Oh, in case you’re wondering why I turned out mostly female, it’s because female is the default in humans. A foetus must have a properly working Y chromosome to develop testes and a male anatomy. Otherwise, they will develop a female anatomy; even a uterus.

So, what does this mean for me? Well, first of all, I have a severe risk of developing osteoporosis at a young age. I’ve already been diagnosed with ostepaenia. The thing I’m supposed to do to counter this is to take estrogen, in the same form that some post-menopausal women take. This will have the side effect of inducing puberty, and ultimately causing me to menstruate.

I started taking it before I went overseas. Got 6 months in. My boobs were sore all the time. When I went overseas I was told to stop taking it in case I got a gonadoblastoma and the estrogen might have helped it grow. I enjoyed not having sensitive breasts… a lot.

Since then I haven’t been back to the doctor about it. I’m scared, to be honest. I don’t want to have surgery, and I don’t want to menstruate either. I’m also not that into the idea of having breasts.

There is an alternate option, though. Through some research, I’ve found a drug that is like a synthetic estrogen, but only prevents osteoporosis and doesn’t act like estrogen in a sex-hormone way. It’s called Evista. I plan to speak to the doctor about it, when I eventually get around to seeing one :/

It’s good to get all that off my chest.

BTW, I suppose I should also mention I can’t have children.

Back to Work

Thursday, January 8th, 2009

Ah yes, it felt like I’d never left. Unfortunately.

That’s right, today I went back to work for the first time since I broke my foot, back on the last Friday of November. I was given the all clear for my foot on the fifth. It, however, has s ome discomfort now that I have been on it for work. It’s a slight worry, but the doc said it would heal itself. It’s been near on six weeks now, which is how long it was supposed to take, but clearly it hasn’t healed entirely yet. It’s not really posing a problem, though.

I guess this kind of hails the end of my good times. Well, I don’t want to think of it that way. I should think of it more as “back to the routine”. The past week or two has been pretty lazy for me. I have spent a lot of time playing Sonic games. An unhealthy amount of time, even. I have also been spending a lot of time browsing the forums of Sonic Retro, as I came across their Sonic 2 HD project, which looks utterly tasty. Sonic the Hedgehog 2 is the first game I ever loved. It started while watching my eldest sister Kelly’s boyfriend (and now husband) Glen playing it on his Sega Mega Drive.
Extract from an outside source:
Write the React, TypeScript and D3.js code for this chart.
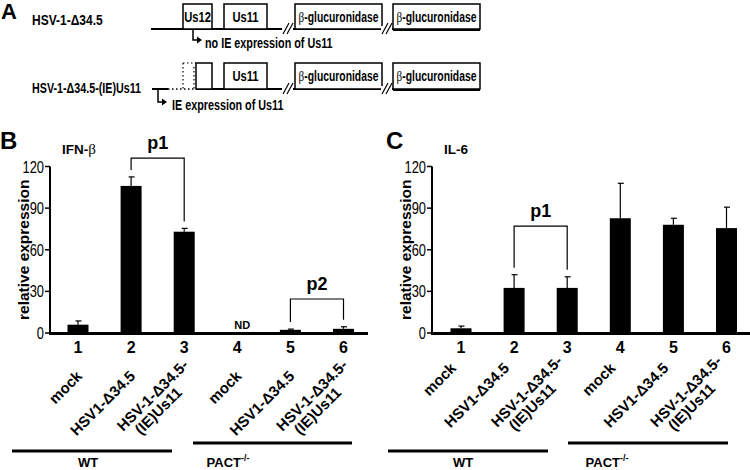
import React from "react";
import * as d3 from "d3";

// ---------- data ----------
const categories = ["1", "2", "3", "4", "5", "6"];
const categoryLabels: string[][] = [
  ["mock"],
  ["HSV1-Δ34.5"],
  ["HSV-1-Δ34.5-", "(IE)Us11"],
  ["mock"],
  ["HSV1-Δ34.5"],
  ["HSV-1-Δ34.5-", "(IE)Us11"],
];
const ifnValues = [6, 106, 73, 0, 2.3, 3];
const ifnErrors = [2.7, 6.5, 2.4, 0, 0.5, 1.5];
const ifnNotDetected = [false, false, false, true, false, false];
const il6Values = [3.4, 32.5, 32.5, 82.7, 78, 75.6];
const il6Errors = [1.6, 9.5, 8, 25.2, 4.7, 15.1];
const yTicks = [0, 30, 60, 90, 120];
const yDomain = [0, 120];
const ifnBrackets = [
  { a: "2", b: "3", level: 126, label: "p1" },
  { a: "5", b: "6", level: 24.5, label: "p2" },
];
const il6Brackets = [{ a: "2", b: "3", level: 77, label: "p1" }];
const groupNames = ["WT", "PACT"];

const BOLD = "'Liberation Sans', Arial, Helvetica, sans-serif";
const SERIF = "'Liberation Serif', 'DejaVu Serif', serif";
const NARROW_SCALE = 0.78;

const y = d3.scaleLinear().domain(yDomain).range([333, 166.5]);

function NText(props: {
  x: number;
  y: number;
  size: number;
  bold?: boolean;
  anchor?: "start" | "middle" | "end";
  dy?: string;
  scale?: number;
  children: React.ReactNode;
}) {
  const s = props.scale ?? NARROW_SCALE;
  return (
    <text
      transform={`translate(${props.x},${props.y}) scale(${s},1)`}
      textAnchor={props.anchor ?? "start"}
      dy={props.dy}
      fontFamily={BOLD}
      fontWeight={props.bold ? "bold" : "normal"}
      fontSize={props.size}
    >
      {props.children}
    </text>
  );
}

type PanelProps = {
  letter: string;
  letterX: number;
  titleBeta: boolean;
  title: string;
  axisX: number;
  axisEnd: number;
  x: d3.ScalePoint<string>;
  values: number[];
  errors: number[];
  nd?: boolean[];
  brackets: { a: string; b: string; level: number; label: string }[];
  yLabelX: number;
  labelDx: number;
  labelY1: number;
  labelY2: number;
  wtLine: [number, number];
  pactLine: [number, number];
  wtTextX: number;
  pactTextX: number;
};

function Panel(p: PanelProps) {
  const barW = 21;
  const y0 = y(0);
  return (
    <g>
      <text x={p.letterX} y={149} fontFamily={BOLD} fontWeight="900" fontSize={24}>
        {p.letter}
      </text>
      <text x={p.axisX + 12} y={154} fontFamily={BOLD} fontWeight="bold" fontSize={13.5}>
        {p.titleBeta ? (
          <>
            IFN-<tspan fontFamily={SERIF} fontWeight="normal" fontSize={15}>β</tspan>
          </>
        ) : (
          p.title
        )}
      </text>
      <text
        transform={`translate(${p.yLabelX},${(y(0) + y(120)) / 2}) rotate(-90)`}
        textAnchor="middle"
        fontFamily={BOLD}
        fontWeight="bold"
        fontSize={15.5}
      >
        relative expression
      </text>
      {/* y axis */}
      <line x1={p.axisX} x2={p.axisX} y1={y(120)} y2={y0} stroke="#000" strokeWidth={2} />
      {yTicks.map((t) => (
        <g key={t}>
          <line x1={p.axisX - 5} x2={p.axisX} y1={y(t)} y2={y(t)} stroke="#000" strokeWidth={1.5} />
          <NText x={p.axisX - 6} y={y(t)} dy="0.36em" anchor="end" size={17} scale={0.76}>
            {t}
          </NText>
        </g>
      ))}
      {/* bars */}
      {categories.map((c, i) => {
        const cx = p.x(c)!;
        const v = p.values[i];
        const e = p.errors[i];
        if (p.nd && p.nd[i]) {
          return (
            <text key={c} x={cx + 5} y={y0 - 4} textAnchor="middle" fontFamily={BOLD} fontWeight="bold" fontSize={11}>
              ND
            </text>
          );
        }
        return (
          <g key={c}>
            <line x1={cx} x2={cx} y1={y(v)} y2={y(v + e)} stroke="#000" strokeWidth={1.2} />
            <line x1={cx - 2.5} x2={cx + 3.5} y1={y(v + e)} y2={y(v + e)} stroke="#000" strokeWidth={1.2} />
            <rect x={cx - barW / 2} y={y(v)} width={barW} height={y0 - y(v)} fill="#000" />
          </g>
        );
      })}
      {/* x axis */}
      <line x1={p.axisX - 1} x2={p.axisEnd} y1={y0 + 0.5} y2={y0 + 0.5} stroke="#000" strokeWidth={3} />
      {/* brackets */}
      {p.brackets.map((b) => {
        const ia = categories.indexOf(b.a);
        const ib = categories.indexOf(b.b);
        const xa = p.x(b.a)!;
        const xb = p.x(b.b)!;
        const ya = y(p.values[ia] + p.errors[ia]) - 7;
        const yb = y(p.values[ib] + p.errors[ib]) - 7;
        const yl = y(b.level);
        return (
          <g key={b.label + b.a}>
            <path d={`M${xa},${ya}V${yl}H${xb}V${yb}`} fill="none" stroke="#000" strokeWidth={1.2} />
            <text x={(xa + xb) / 2} y={yl - 9} textAnchor="middle" fontFamily={BOLD} fontWeight="bold" fontSize={18}>
              {b.label}
            </text>
          </g>
        );
      })}
      {/* category numbers */}
      {categories.map((c) => (
        <text key={c} x={p.x(c)!} y={353} textAnchor="middle" fontFamily={BOLD} fontWeight="bold" fontSize={16}>
          {c}
        </text>
      ))}
      {/* category labels */}
      {categoryLabels.map((lines, i) => {
        const cx = p.x(categories[i])! + p.labelDx;
        const ly = lines.length > 1 ? p.labelY2 : p.labelY1;
        return (
          <g key={i} transform={`translate(${cx},${ly}) rotate(-45)`}>
            {lines.map((l, j) => (
              <text
                key={j}
                x={j === 0 ? 0 : -24}
                y={j * 15}
                textAnchor="end"
                fontFamily={BOLD}
                fontWeight="bold"
                fontSize={15}
              >
                {l}
              </text>
            ))}
          </g>
        );
      })}
      {/* groups */}
      <line x1={p.wtLine[0]} x2={p.wtLine[1]} y1={451} y2={451} stroke="#000" strokeWidth={3} />
      <line x1={p.pactLine[0]} x2={p.pactLine[1]} y1={443} y2={443} stroke="#000" strokeWidth={3} />
      <text x={p.wtTextX} y={467} textAnchor="middle" fontFamily={BOLD} fontWeight="bold" fontSize={13}>
        {groupNames[0]}
      </text>
      <text x={p.pactTextX} y={467} textAnchor="middle" fontFamily={BOLD} fontWeight="bold" fontSize={13}>
        {groupNames[1]}
        <tspan fontSize={9} dy={-6}>-/-</tspan>
      </text>
    </g>
  );
}

function Slash({ x, yc }: { x: number; yc: number }) {
  return (
    <g>
      <rect x={x - 1} y={yc - 3} width={11} height={6} fill="#fff" />
      <line x1={x} y1={yc + 5} x2={x + 6} y2={yc - 6} stroke="#000" strokeWidth={1.2} />
      <line x1={x + 4} y1={yc + 5} x2={x + 10} y2={yc - 6} stroke="#000" strokeWidth={1.2} />
    </g>
  );
}

function Box({ x0, x1, y0, y1, label, beta }: { x0: number; x1: number; y0: number; y1: number; label: string; beta?: boolean }) {
  return (
    <g>
      <rect x={x0} y={y0} width={x1 - x0} height={y1 - y0} fill="#fff" stroke="#000" strokeWidth={1.5} />
      <NText x={(x0 + x1) / 2} y={(y0 + y1) / 2 + 5} anchor="middle" bold size={14} scale={beta ? 0.74 : 0.8}>
        {beta ? (
          <>
            <tspan fontFamily={SERIF} fontWeight="normal" fontSize={15}>β</tspan>
            {label}
          </>
        ) : (
          label
        )}
      </NText>
    </g>
  );
}

function PanelA() {
  const r1 = { top: 4, base: 29 };
  const r2 = { top: 63, base: 89 };
  return (
    <g>
      <text x={1} y={19} fontFamily={BOLD} fontWeight="900" fontSize={22}>A</text>
      <NText x={32} y={25} bold size={15} scale={0.8}>HSV-1-Δ34.5</NText>
      <NText x={32} y={93} bold size={14.5} scale={0.74}>HSV-1-Δ34.5-(IE)Us11</NText>
      {/* row 1 */}
      <line x1={151} x2={480} y1={r1.base} y2={r1.base} stroke="#000" strokeWidth={2} />
      <line x1={393} x2={480} y1={r1.base + 0.5} y2={r1.base + 0.5} stroke="#000" strokeWidth={3} />
      <Box x0={183} x1={212} y0={r1.top} y1={r1.base} label="Us12" />
      <Box x0={224} x1={267} y0={r1.top} y1={r1.base} label="Us11" />
      <Slash x={283} yc={r1.base} />
      <Box x0={295} x1={382} y0={r1.top} y1={r1.base} label="-glucuronidase" beta />
      <Slash x={382} yc={r1.base} />
      <Box x0={393} x1={480} y0={r1.top} y1={r1.base} label="-glucuronidase" beta />
      <path d={`M193,${r1.base}V40H198`} fill="none" stroke="#000" strokeWidth={1.5} />
      <path d="M197,36.5L202,40L197,43.5Z" fill="#000" />
      <NText x={205} y={48} bold size={15} scale={0.72}>no IE expression of Us11</NText>
      {/* row 2 */}
      <line x1={152} x2={168} y1={r2.base} y2={r2.base} stroke="#000" strokeWidth={2} />
      <line x1={168} x2={196} y1={r2.base} y2={r2.base} stroke="#000" strokeWidth={1.5} strokeDasharray="1.5,2.5" />
      <line x1={196} x2={480} y1={r2.base} y2={r2.base} stroke="#000" strokeWidth={2} />
      <line x1={393} x2={480} y1={r2.base + 0.5} y2={r2.base + 0.5} stroke="#000" strokeWidth={3} />
      <line x1={183} x2={183} y1={r2.top} y2={r2.base} stroke="#000" strokeWidth={1.2} strokeDasharray="1.5,2.5" />
      <line x1={183} x2={196} y1={r2.top} y2={r2.top} stroke="#000" strokeWidth={1.2} strokeDasharray="1.5,2.5" />
      <line x1={194} x2={194} y1={r2.top + 4} y2={r2.base} stroke="#000" strokeWidth={1.2} strokeDasharray="1.5,2.5" />
      <rect x={196} y={r2.top} width={16} height={r2.base - r2.top} fill="#fff" stroke="#000" strokeWidth={1.5} />
      <Box x0={224} x1={267} y0={r2.top} y1={r2.base} label="Us11" />
      <Slash x={283} yc={r2.base} />
      <Box x0={295} x1={382} y0={r2.top} y1={r2.base} label="-glucuronidase" beta />
      <Slash x={382} yc={r2.base} />
      <Box x0={393} x1={480} y0={r2.top} y1={r2.base} label="-glucuronidase" beta />
      <path d={`M158,${r2.base}V102H163`} fill="none" stroke="#000" strokeWidth={1.5} />
      <path d="M162,98.5L167,102L162,105.5Z" fill="#000" />
      <NText x={172} y={110} bold size={15} scale={0.72}>IE expression of Us11</NText>
    </g>
  );
}

export default function App() {
  const xB = d3.scalePoint<string>().domain(categories).range([78, 343.5]);
  const xC = d3.scalePoint<string>().domain(categories).range([461, 726.5]);
  return (
    <svg width={750} height={470} style={{ position: "absolute", left: 0, top: 0, background: "#fff" }}>
      <rect width={750} height={470} fill="#fff" />
      <PanelA />
      <Panel
        letter="B"
        letterX={0}
        title="IFN-β"
        titleBeta
        axisX={50}
        axisEnd={368}
        x={xB}
        values={ifnValues}
        errors={ifnErrors}
        nd={ifnNotDetected}
        brackets={ifnBrackets}
        yLabelX={29}
        labelDx={5}
        labelY1={377}
        labelY2={366}
        wtLine={[12, 172]}
        pactLine={[193, 352]}
        wtTextX={88}
        pactTextX={228}
      />
      <Panel
        letter="C"
        letterX={386}
        title="IL-6"
        titleBeta={false}
        axisX={432}
        axisEnd={750}
        x={xC}
        values={il6Values}
        errors={il6Errors}
        brackets={il6Brackets}
        yLabelX={411}
        labelDx={-4}
        labelY1={369}
        labelY2={362}
        wtLine={[388, 548]}
        pactLine={[568, 728]}
        wtTextX={463}
        pactTextX={607}
      />
    </svg>
  );
}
The Sonic 2 HD project will be the same wonderful game, just with updated, beautiful graphics which are based faithfully on the original sprites, just High Definition. Example:

Sonic and Tails

Forgive my geekitude, but I just CAN’T WAIT for them to make this game. Despite my current projects, I’m toying with the idea of contributing, if I can get their “uber” art style down.
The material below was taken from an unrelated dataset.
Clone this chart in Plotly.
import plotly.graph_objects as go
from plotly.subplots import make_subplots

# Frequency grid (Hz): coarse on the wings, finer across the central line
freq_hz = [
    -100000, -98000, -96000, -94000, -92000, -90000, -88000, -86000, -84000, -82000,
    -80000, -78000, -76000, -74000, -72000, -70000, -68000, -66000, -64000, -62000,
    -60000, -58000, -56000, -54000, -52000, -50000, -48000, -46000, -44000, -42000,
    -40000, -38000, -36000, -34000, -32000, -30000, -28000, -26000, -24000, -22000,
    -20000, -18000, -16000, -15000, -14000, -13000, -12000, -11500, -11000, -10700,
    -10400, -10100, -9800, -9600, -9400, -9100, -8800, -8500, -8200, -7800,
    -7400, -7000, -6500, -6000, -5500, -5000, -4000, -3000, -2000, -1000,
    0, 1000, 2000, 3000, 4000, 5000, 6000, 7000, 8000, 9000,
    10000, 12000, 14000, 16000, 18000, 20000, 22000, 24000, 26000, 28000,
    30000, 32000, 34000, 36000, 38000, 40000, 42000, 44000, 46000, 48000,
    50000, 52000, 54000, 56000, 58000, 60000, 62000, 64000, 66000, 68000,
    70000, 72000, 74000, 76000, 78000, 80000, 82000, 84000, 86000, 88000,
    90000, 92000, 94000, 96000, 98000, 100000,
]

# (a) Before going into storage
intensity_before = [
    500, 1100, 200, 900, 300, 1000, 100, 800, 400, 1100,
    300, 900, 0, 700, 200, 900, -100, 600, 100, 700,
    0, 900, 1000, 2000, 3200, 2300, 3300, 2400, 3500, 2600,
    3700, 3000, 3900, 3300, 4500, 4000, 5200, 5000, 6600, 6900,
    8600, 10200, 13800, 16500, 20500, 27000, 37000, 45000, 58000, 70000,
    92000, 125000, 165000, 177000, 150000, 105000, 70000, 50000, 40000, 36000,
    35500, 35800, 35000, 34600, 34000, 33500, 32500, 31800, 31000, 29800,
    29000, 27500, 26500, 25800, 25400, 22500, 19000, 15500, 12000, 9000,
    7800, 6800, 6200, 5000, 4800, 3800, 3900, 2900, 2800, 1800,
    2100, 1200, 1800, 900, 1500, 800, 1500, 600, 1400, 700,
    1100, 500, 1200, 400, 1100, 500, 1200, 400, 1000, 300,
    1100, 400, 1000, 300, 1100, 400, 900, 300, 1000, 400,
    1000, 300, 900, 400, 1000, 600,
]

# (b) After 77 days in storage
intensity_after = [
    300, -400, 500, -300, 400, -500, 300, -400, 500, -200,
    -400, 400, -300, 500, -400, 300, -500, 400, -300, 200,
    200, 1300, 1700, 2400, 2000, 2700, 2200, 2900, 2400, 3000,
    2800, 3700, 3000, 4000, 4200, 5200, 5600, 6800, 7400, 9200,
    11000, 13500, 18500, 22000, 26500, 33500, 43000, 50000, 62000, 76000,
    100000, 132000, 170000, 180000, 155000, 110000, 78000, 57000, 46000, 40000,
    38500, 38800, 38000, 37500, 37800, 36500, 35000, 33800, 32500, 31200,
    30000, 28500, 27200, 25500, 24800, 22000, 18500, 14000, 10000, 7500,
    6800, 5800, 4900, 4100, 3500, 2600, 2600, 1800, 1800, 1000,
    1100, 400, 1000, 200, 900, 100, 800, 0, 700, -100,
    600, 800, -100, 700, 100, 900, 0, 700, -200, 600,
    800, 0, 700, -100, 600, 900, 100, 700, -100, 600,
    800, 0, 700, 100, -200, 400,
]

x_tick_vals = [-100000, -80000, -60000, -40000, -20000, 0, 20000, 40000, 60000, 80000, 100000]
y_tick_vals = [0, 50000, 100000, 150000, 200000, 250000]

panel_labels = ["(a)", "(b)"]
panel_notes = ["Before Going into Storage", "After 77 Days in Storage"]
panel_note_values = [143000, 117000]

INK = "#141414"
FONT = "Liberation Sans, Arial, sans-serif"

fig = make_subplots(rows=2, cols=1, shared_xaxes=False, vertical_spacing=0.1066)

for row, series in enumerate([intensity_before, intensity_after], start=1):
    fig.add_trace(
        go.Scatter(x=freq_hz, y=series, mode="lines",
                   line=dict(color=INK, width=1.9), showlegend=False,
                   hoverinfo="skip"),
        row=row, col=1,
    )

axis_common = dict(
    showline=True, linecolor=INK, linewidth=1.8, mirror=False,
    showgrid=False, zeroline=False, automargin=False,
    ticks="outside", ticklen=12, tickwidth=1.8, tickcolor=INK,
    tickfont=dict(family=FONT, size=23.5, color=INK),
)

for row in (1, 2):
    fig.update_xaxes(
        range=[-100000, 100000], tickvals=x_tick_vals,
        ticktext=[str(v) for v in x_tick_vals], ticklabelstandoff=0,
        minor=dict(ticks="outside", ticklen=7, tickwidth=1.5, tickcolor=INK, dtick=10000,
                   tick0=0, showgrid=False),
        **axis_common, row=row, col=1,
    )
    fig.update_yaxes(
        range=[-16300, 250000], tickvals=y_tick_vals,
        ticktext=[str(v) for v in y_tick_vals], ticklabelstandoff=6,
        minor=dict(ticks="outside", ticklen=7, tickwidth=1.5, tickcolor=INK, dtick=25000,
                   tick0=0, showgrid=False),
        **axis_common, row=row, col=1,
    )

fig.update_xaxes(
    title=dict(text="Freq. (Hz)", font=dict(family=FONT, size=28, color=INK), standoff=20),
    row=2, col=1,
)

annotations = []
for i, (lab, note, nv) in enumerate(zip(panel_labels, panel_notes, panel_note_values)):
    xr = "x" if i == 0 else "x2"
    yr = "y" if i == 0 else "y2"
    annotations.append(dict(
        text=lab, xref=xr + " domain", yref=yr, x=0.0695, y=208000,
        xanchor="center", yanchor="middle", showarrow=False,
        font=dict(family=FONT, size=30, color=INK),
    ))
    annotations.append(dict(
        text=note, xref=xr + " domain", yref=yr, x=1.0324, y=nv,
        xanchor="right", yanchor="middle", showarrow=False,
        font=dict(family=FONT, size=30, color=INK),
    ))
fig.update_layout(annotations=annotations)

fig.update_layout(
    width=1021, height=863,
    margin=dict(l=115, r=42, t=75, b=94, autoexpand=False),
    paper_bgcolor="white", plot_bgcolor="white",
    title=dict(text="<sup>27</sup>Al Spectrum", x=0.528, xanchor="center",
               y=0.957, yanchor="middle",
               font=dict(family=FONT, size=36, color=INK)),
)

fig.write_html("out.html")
Anyway, that’s it from the world of Natalie today.

Working Over the Holidays

Monday, December 22nd, 2008
My Broken Bone Broken bones aren’t meant to feel this liberating.

Late November, I was blessed with a broken fifth metatarsal.
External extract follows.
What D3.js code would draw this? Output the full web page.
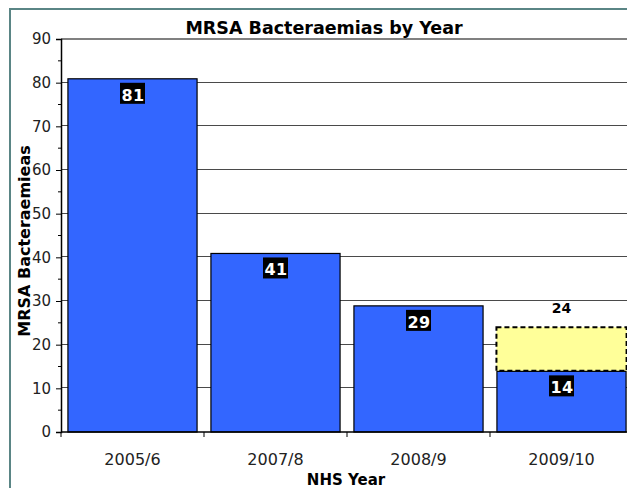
<!DOCTYPE html>
<html>
<head>
<meta charset="utf-8">
<script src="https://cdn.jsdelivr.net/npm/d3@7"></script>
<style>
  html, body { margin: 0; padding: 0; background: #fff; overflow: hidden; }
  svg { display: block; font-family: "DejaVu Sans", Verdana, sans-serif; }
</style>
</head>
<body>
<svg id="chart" width="627" height="488"></svg>
<script>
// NHS years and MRSA bacteraemia counts
const years = ["2005/6", "2007/8", "2008/9", "2009/10"];
const actual = [81, 41, 29, 14];
// projected full-year total for the current year (null where not applicable)
const projected = [null, null, null, 24];
const yTicks = [0, 10, 20, 30, 40, 50, 60, 70, 80, 90];
const yMinorTicks = [5, 15, 25, 35, 45, 55, 65, 75, 85];

const svg = d3.select("#chart");
const plotLeft = 61, plotRight = 633, plotTop = 39, plotBottom = 432;
const fontFam = "DejaVu Sans, Verdana, sans-serif";

// outer chart frame
svg.append("rect")
  .attr("x", 10).attr("y", 9).attr("width", 640).attr("height", 500)
  .attr("fill", "#fff").attr("stroke", "#5a8585").attr("stroke-width", 2);

const x = d3.scaleBand().domain(years).range([plotLeft, plotRight])
  .paddingInner(0.09).paddingOuter(0.045);
const y = d3.scaleLinear().domain([0, 90]).range([plotBottom, plotTop]);

// horizontal gridlines
svg.append("g").selectAll("line")
  .data(yTicks.filter(t => t > 0 && t < 90))
  .join("line")
  .attr("x1", plotLeft).attr("x2", plotRight)
  .attr("y1", d => Math.round(y(d)) - 0.5).attr("y2", d => Math.round(y(d)) - 0.5)
  .attr("stroke", "#4a4a4a").attr("stroke-width", 1);

// plot area top edge
svg.append("line")
  .attr("x1", plotLeft).attr("x2", plotRight).attr("y1", y(90)).attr("y2", y(90))
  .attr("stroke", "#808080").attr("stroke-width", 2);

// projected totals (dashed yellow)
svg.append("g").selectAll("rect")
  .data(years.map((yr, i) => ({ yr, a: actual[i], p: projected[i] })).filter(d => d.p != null))
  .join("rect")
  .attr("x", d => x(d.yr)).attr("width", x.bandwidth())
  .attr("y", d => y(d.p)).attr("height", d => y(d.a) - y(d.p))
  .attr("fill", "#ffff99").attr("stroke", "#000").attr("stroke-width", 2)
  .attr("stroke-dasharray", "5,3");

// actual bars
svg.append("g").selectAll("rect")
  .data(years.map((yr, i) => ({ yr, v: actual[i] })))
  .join("rect")
  .attr("x", d => x(d.yr) + 0.5).attr("width", x.bandwidth() - 1)
  .attr("y", d => y(d.v) + 0.5).attr("height", d => y(0) - y(d.v) - 0.5)
  .attr("fill", "#3366ff").attr("stroke", "#000").attr("stroke-width", 1.2);

// value labels on black boxes
const lab = svg.append("g").selectAll("g")
  .data(years.map((yr, i) => ({ yr, v: actual[i] })))
  .join("g")
  .attr("transform", d => `translate(${x(d.yr) + x.bandwidth() / 2},${y(d.v) + 4.5})`);
lab.append("rect")
  .attr("x", -12.5).attr("y", 0).attr("width", 25).attr("height", 21).attr("fill", "#000");
lab.append("text")
  .attr("x", 0.5).attr("y", 18).attr("text-anchor", "middle")
  .attr("fill", "#fff").attr("font-weight", "bold").attr("font-size", 16)
  .attr("letter-spacing", 0.5)
  .text(d => d.v);

// projected total label
svg.append("g").selectAll("text")
  .data(years.map((yr, i) => ({ yr, p: projected[i] })).filter(d => d.p != null))
  .join("text")
  .attr("x", d => x(d.yr) + x.bandwidth() / 2).attr("y", d => y(d.p) - 14)
  .attr("text-anchor", "middle").attr("font-weight", "bold").attr("font-size", 14)
  .text(d => d.p);

// y axis
const yAxis = svg.append("g").attr("transform", `translate(${plotLeft},0)`)
  .call(d3.axisLeft(y).tickValues(yTicks).tickSize(5).tickPadding(5).tickFormat(d3.format("d")));
yAxis.select(".domain").attr("stroke", "#000").attr("stroke-width", 1.5);
yAxis.selectAll(".tick line").attr("stroke", "#000");
yAxis.selectAll(".tick text").attr("font-size", 15).attr("fill", "#222")
  .attr("font-family", fontFam);
svg.append("g").selectAll("line").data(yMinorTicks).join("line")
  .attr("x1", plotLeft - 3).attr("x2", plotLeft)
  .attr("y1", d => y(d)).attr("y2", d => y(d)).attr("stroke", "#000");

// x axis
const xAxis = svg.append("g").attr("transform", `translate(0,${plotBottom})`)
  .call(d3.axisBottom(x).tickSize(0));
xAxis.select(".domain").remove();
svg.append("line").attr("x1", plotLeft).attr("x2", plotRight).attr("y1", plotBottom).attr("y2", plotBottom)
  .attr("stroke", "#000").attr("stroke-width", 1.5);
xAxis.selectAll(".tick text").attr("font-size", 16).attr("fill", "#222")
  .attr("font-family", fontFam).attr("y", 33).attr("dy", 0);
// category boundary ticks
svg.append("g").selectAll("line")
  .data(years.map(yr => x(yr) - x.step() * x.paddingInner() / 2))
  .join("line")
  .attr("x1", d => d).attr("x2", d => d).attr("y1", plotBottom).attr("y2", plotBottom + 5)
  .attr("stroke", "#000");

// titles
svg.append("text").attr("x", 324).attr("y", 34).attr("text-anchor", "middle")
  .attr("font-weight", "bold").attr("font-size", 17.5).text("MRSA Bacteraemias by Year");
svg.append("text").attr("x", 346).attr("y", 485).attr("text-anchor", "middle")
  .attr("font-weight", "bold").attr("font-size", 15).text("NHS Year");
svg.append("text").attr("transform", "translate(30,241) rotate(-90)").attr("text-anchor", "middle")
  .attr("font-weight", "bold").attr("font-size", 16).text("MRSA Bacteraemieas");
</script>
</body>
</html>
“Blessed?” you ask? Well, okay, so that’s a slight exaggeration. What I mean is that it gave me something of a “free pass” through the holiday period. For the first time in six years, I do not have to face the horrors of working in the service industry on Christmas Eve. Thank you, little bone, thank you so very much.

But wait! There’s more!

Being so inactive, though I’m sure it’s bad for my health, also allowed my creativity to flow, and it’s what caused so many project ideas to form. I was already working on my novel for NaNoWriMo, but most other things surfaced during my idle time.  It really pays to take a time out once in a while. I’ve finally figured out how my motivation works, or at least I think so.

Anyway, I think this has put things into perspective for me. I’ve had a great three weeks of crutch-wielding, arse-sitting and sounding like something out of a haunted house as I walk (clank, bonk, phwoosh, clank…), as Mum put it the other day.

It has also brought to the forefront other medical concerns that I have been putting off. Might talk about that in a future blog.